Own the Relationship With Your Customers
While one-on-one interviews with users and customers may help you identify problems, come up with new ideas, product improvement, and foster relationships, they also form the basis of your initial thinking regarding customer segmentation. Reaching out to them directly may be tough and may feel weird.
Customer interactions may take place over the phone or a Hangout chat or even in person. This depends on what you want to discover or investigate. You may need to prepare a specific template but feel free to improvise as the conversation flows. You’ll need questions regarding.
- Your customer’s background – who these people are, where is their workplace, and what their typical day looks like.
- What your customer is trying to do, what pain points do they have and what solutions have they tried.
- How your product might help, how your audience may have heard about it, and whether they are using it and in conjunction with other tools.
You could also collect data through internal team members, especially customer staff. If you have a small team, you need to be the support yourself. Once you grow, if possible, keep in-house customer support staff. They will be the front line when people come and talk to you, thus driving your understanding of what your target market’s demand is. Set up a system for your product team to report and store customer requirements and issues. If you receive feature requests and complaints regarding product functionality or website usability, you can use these as a signal that there’s something to learn about the demand and foster conversations. If you walk about how and why your product is working or not, it will help you work out useful solutions, which may or may not reflect the requests or changes your customers have had in the first place. While working towards product/market fit, this will be an invaluable part of your marketing strategy.
Customer Feedback Context
Customer feedback context is very important. A piece of feedback that may not look relevant today may be good later in the future if you switch attention to another market or reconfigure your business goals. For instance, if your next quarterly goal is to reduce churn, you can specifically look for feedback that churned users have submitted. Feedback from customers who rarely use your SaaS needs to be weighted differently from those who use it daily. Free vs lead vs paying users also affects their feedback value for your firm. If you are looking for feedback or feature requests, know where it comes from. Was it someone spending money trying to solve a problem, putting a lot of time into it? Is it someone who’d rather outsource the job to you? A mix of users allows you to record feedback separately, as free user requests may affect your commercial priorities.

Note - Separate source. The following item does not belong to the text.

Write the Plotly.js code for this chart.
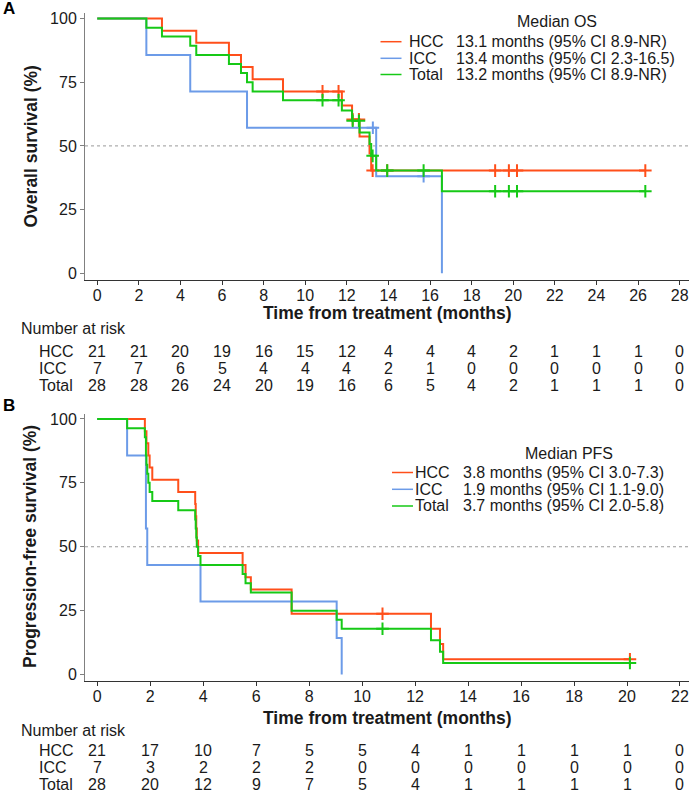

Product/Market Fit Is a Two-Way Street
If you happen to be an early-stage startup that needs cash, you might be tempted to build new features to attract more paying customers. That may not be such a good idea. For building a sustainable firm, short-term revenue is the wrong business metric. You can’t please everyone so don’t try. Don’t act on feedback that says ‘I Like/Don’t Like this’ or ‘ I want/don’t want that. Don’t try developing a feature because someone asked you to and avoid accepting customers who are a bad fit. As your startup grows, you may get a lot of feature requests from customers. Before you flesh out a market strategy, verify whether these customers fit into your roadmap in the first place, and then prioritize based on impact as in how many people it may affect, and the effort it takes i/e how long it takes for you to deliver. If these requests don’t align with your visions and plans, be honest about it.
Final Thoughts
In conclusion, a shareable public roadmap is a great first step. Whenever the time comes for you to make major changes to your business model, be transparent and never force major changes on existing customers without informing them first. Transparency in communication regarding your future roadmap and changes ahead is important.